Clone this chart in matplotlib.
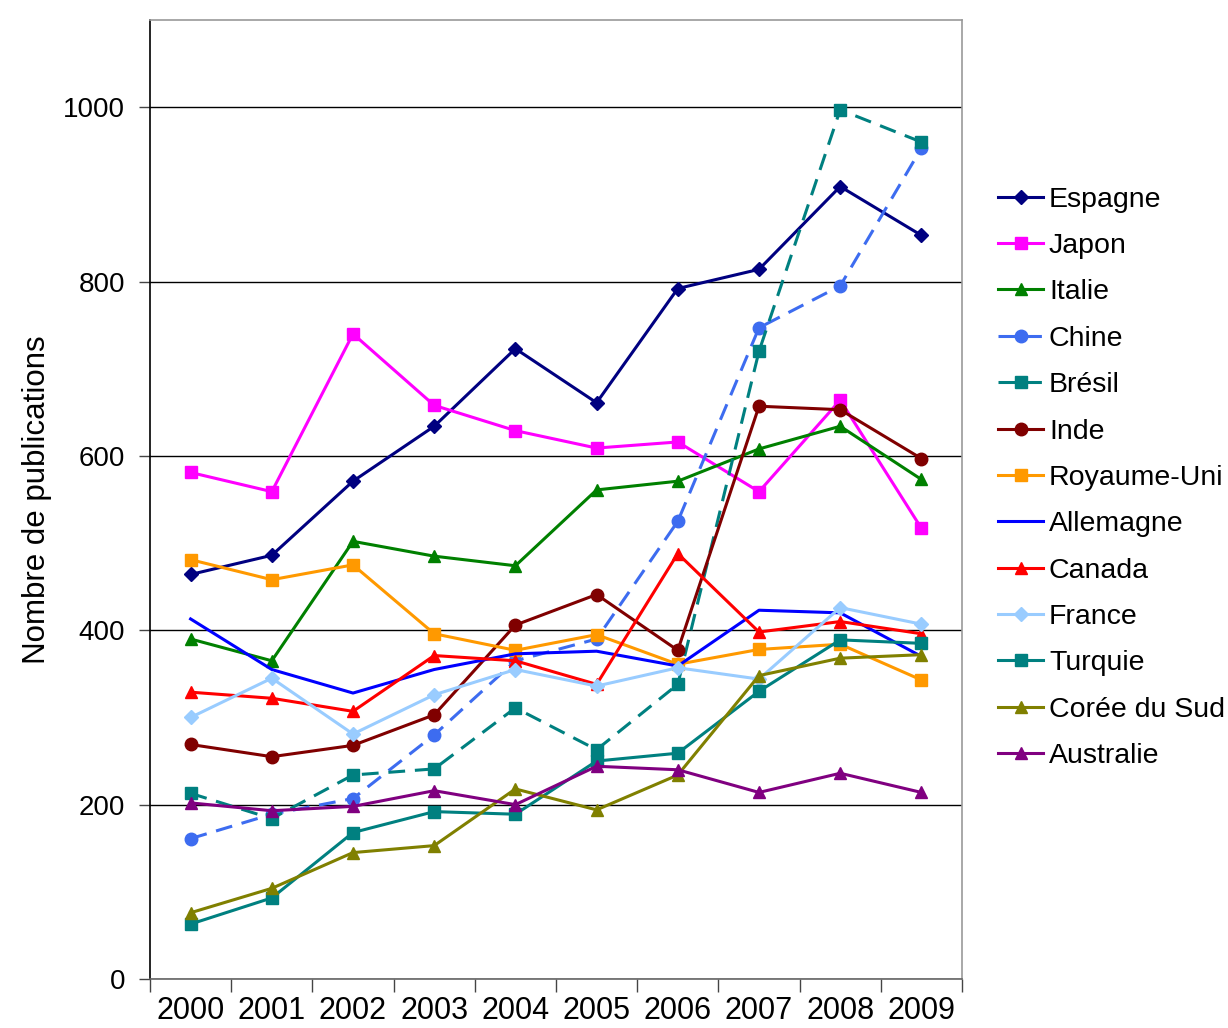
import matplotlib
matplotlib.use("Agg")
import matplotlib.pyplot as plt

plt.rcParams['font.family'] = ['Liberation Sans', 'DejaVu Sans']

years = ["2000", "2001", "2002", "2003", "2004", "2005", "2006", "2007", "2008", "2009"]

espagne = [464, 486, 571, 634, 723, 661, 792, 814, 909, 853]
japon = [581, 559, 740, 658, 629, 609, 616, 559, 664, 517]
italie = [390, 365, 502, 485, 474, 561, 571, 608, 634, 573]
chine = [161, 189, 207, 280, 365, 390, 525, 747, 795, 953]
bresil = [213, 184, 234, 241, 311, 263, 338, 720, 997, 960]
inde = [269, 255, 268, 303, 406, 441, 377, 657, 653, 597]
royaume_uni = [481, 458, 475, 396, 377, 395, 361, 378, 384, 343]
allemagne = [413, 355, 328, 355, 373, 376, 359, 423, 420, 370]
canada = [329, 322, 307, 371, 365, 338, 488, 398, 410, 396]
france = [300, 345, 281, 326, 355, 336, 357, 344, 426, 407]
turquie = [63, 93, 168, 192, 189, 250, 259, 330, 389, 385]
coree_du_sud = [76, 104, 145, 153, 218, 194, 234, 348, 368, 372]
australie = [202, 193, 198, 216, 200, 244, 240, 214, 236, 214]

series = [
    ("Espagne", espagne, "#000080", "D", "-"),
    ("Japon", japon, "#FF00FF", "s", "-"),
    ("Italie", italie, "#008000", "^", "-"),
    ("Chine", chine, "#3D6CF0", "o", "--"),
    ("Brésil", bresil, "#008080", "s", "--"),
    ("Inde", inde, "#800000", "o", "-"),
    ("Royaume-Uni", royaume_uni, "#FF9900", "s", "-"),
    ("Allemagne", allemagne, "#0000FF", None, "-"),
    ("Canada", canada, "#FF0000", "^", "-"),
    ("France", france, "#99CCFF", "D", "-"),
    ("Turquie", turquie, "#008080", "s", "-"),
    ("Corée du Sud", coree_du_sud, "#808000", "^", "-"),
    ("Australie", australie, "#800080", "^", "-"),
]

fig = plt.figure(figsize=(12.28, 10.28), dpi=100)
ax = fig.add_axes([150/1228, 49/1028, 812/1228, 959/1028])

x = list(range(len(years)))
msize = {"D": 7.5, "s": 8, "^": 9, "o": 9}
for i, (name, vals, color, marker, ls) in enumerate(series):
    kw = dict(color=color, lw=2.2, label=name, zorder=3 + i)
    if marker:
        kw.update(marker=marker, markersize=msize[marker], markeredgecolor=color, markerfacecolor=color)
    line, = ax.plot(x, vals, linestyle=ls, **kw)
    if ls == "--":
        line.set_dashes([5.5, 3.2])

ax.set_xlim(-0.5, len(years) - 0.5)
ax.set_ylim(0, 1100)
ax.set_yticks([0, 200, 400, 600, 800, 1000])
ax.set_xticks(x)
ax.set_xticklabels(years, fontsize=22)
ax.set_xticks([i - 0.5 for i in range(len(years) + 1)], minor=True)
ax.tick_params(axis='x', which='major', length=0, pad=12)
ax.tick_params(axis='x', which='minor', length=9, width=1, color='#444444')
ax.tick_params(axis='y', length=8, width=1, labelsize=20, pad=10, color='#444444')
ax.yaxis.grid(True, color='black', lw=1)
ax.set_axisbelow(True)

ax.spines['left'].set_color('black')
ax.spines['bottom'].set_color('#666666')
ax.spines['top'].set_color('#999999')
ax.spines['right'].set_color('#999999')
for s in ax.spines.values():
    s.set_linewidth(1.2)

ax.set_ylabel("Nombre de publications", fontsize=22.5)
ax.yaxis.set_label_coords(-0.121, 0.5)

leg = ax.legend(loc='upper left', bbox_to_anchor=(1.03, 0.838), frameon=False,
                fontsize=20.5, handlelength=1.6, handletextpad=0.2,
                labelspacing=0.715, borderaxespad=0)

fig.savefig("out.png", dpi=100)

What the task requires:
Leaving out the pictures, repeat the data above exactly.

Exercise solution:
Clone this chart in matplotlib.
import matplotlib
matplotlib.use("Agg")
import matplotlib.pyplot as plt

plt.rcParams['font.family'] = ['Liberation Sans', 'DejaVu Sans']

years = ["2000", "2001", "2002", "2003", "2004", "2005", "2006", "2007", "2008", "2009"]

espagne = [464, 486, 571, 634, 723, 661, 792, 814, 909, 853]
japon = [581, 559, 740, 658, 629, 609, 616, 559, 664, 517]
italie = [390, 365, 502, 485, 474, 561, 571, 608, 634, 573]
chine = [161, 189, 207, 280, 365, 390, 525, 747, 795, 953]
bresil = [213, 184, 234, 241, 311, 263, 338, 720, 997, 960]
inde = [269, 255, 268, 303, 406, 441, 377, 657, 653, 597]
royaume_uni = [481, 458, 475, 396, 377, 395, 361, 378, 384, 343]
allemagne = [413, 355, 328, 355, 373, 376, 359, 423, 420, 370]
canada = [329, 322, 307, 371, 365, 338, 488, 398, 410, 396]
france = [300, 345, 281, 326, 355, 336, 357, 344, 426, 407]
turquie = [63, 93, 168, 192, 189, 250, 259, 330, 389, 385]
coree_du_sud = [76, 104, 145, 153, 218, 194, 234, 348, 368, 372]
australie = [202, 193, 198, 216, 200, 244, 240, 214, 236, 214]

series = [
    ("Espagne", espagne, "#000080", "D", "-"),
    ("Japon", japon, "#FF00FF", "s", "-"),
    ("Italie", italie, "#008000", "^", "-"),
    ("Chine", chine, "#3D6CF0", "o", "--"),
    ("Brésil", bresil, "#008080", "s", "--"),
    ("Inde", inde, "#800000", "o", "-"),
    ("Royaume-Uni", royaume_uni, "#FF9900", "s", "-"),
    ("Allemagne", allemagne, "#0000FF", None, "-"),
    ("Canada", canada, "#FF0000", "^", "-"),
    ("France", france, "#99CCFF", "D", "-"),
    ("Turquie", turquie, "#008080", "s", "-"),
    ("Corée du Sud", coree_du_sud, "#808000", "^", "-"),
    ("Australie", australie, "#800080", "^", "-"),
]

fig = plt.figure(figsize=(12.28, 10.28), dpi=100)
ax = fig.add_axes([150/1228, 49/1028, 812/1228, 959/1028])

x = list(range(len(years)))
msize = {"D": 7.5, "s": 8, "^": 9, "o": 9}
for i, (name, vals, color, marker, ls) in enumerate(series):
    kw = dict(color=color, lw=2.2, label=name, zorder=3 + i)
    if marker:
        kw.update(marker=marker, markersize=msize[marker], markeredgecolor=color, markerfacecolor=color)
    line, = ax.plot(x, vals, linestyle=ls, **kw)
    if ls == "--":
        line.set_dashes([5.5, 3.2])

ax.set_xlim(-0.5, len(years) - 0.5)
ax.set_ylim(0, 1100)
ax.set_yticks([0, 200, 400, 600, 800, 1000])
ax.set_xticks(x)
ax.set_xticklabels(years, fontsize=22)
ax.set_xticks([i - 0.5 for i in range(len(years) + 1)], minor=True)
ax.tick_params(axis='x', which='major', length=0, pad=12)
ax.tick_params(axis='x', which='minor', length=9, width=1, color='#444444')
ax.tick_params(axis='y', length=8, width=1, labelsize=20, pad=10, color='#444444')
ax.yaxis.grid(True, color='black', lw=1)
ax.set_axisbelow(True)

ax.spines['left'].set_color('black')
ax.spines['bottom'].set_color('#666666')
ax.spines['top'].set_color('#999999')
ax.spines['right'].set_color('#999999')
for s in ax.spines.values():
    s.set_linewidth(1.2)

ax.set_ylabel("Nombre de publications", fontsize=22.5)
ax.yaxis.set_label_coords(-0.121, 0.5)

leg = ax.legend(loc='upper left', bbox_to_anchor=(1.03, 0.838), frameon=False,
                fontsize=20.5, handlelength=1.6, handletextpad=0.2,
                labelspacing=0.715, borderaxespad=0)

fig.savefig("out.png", dpi=100)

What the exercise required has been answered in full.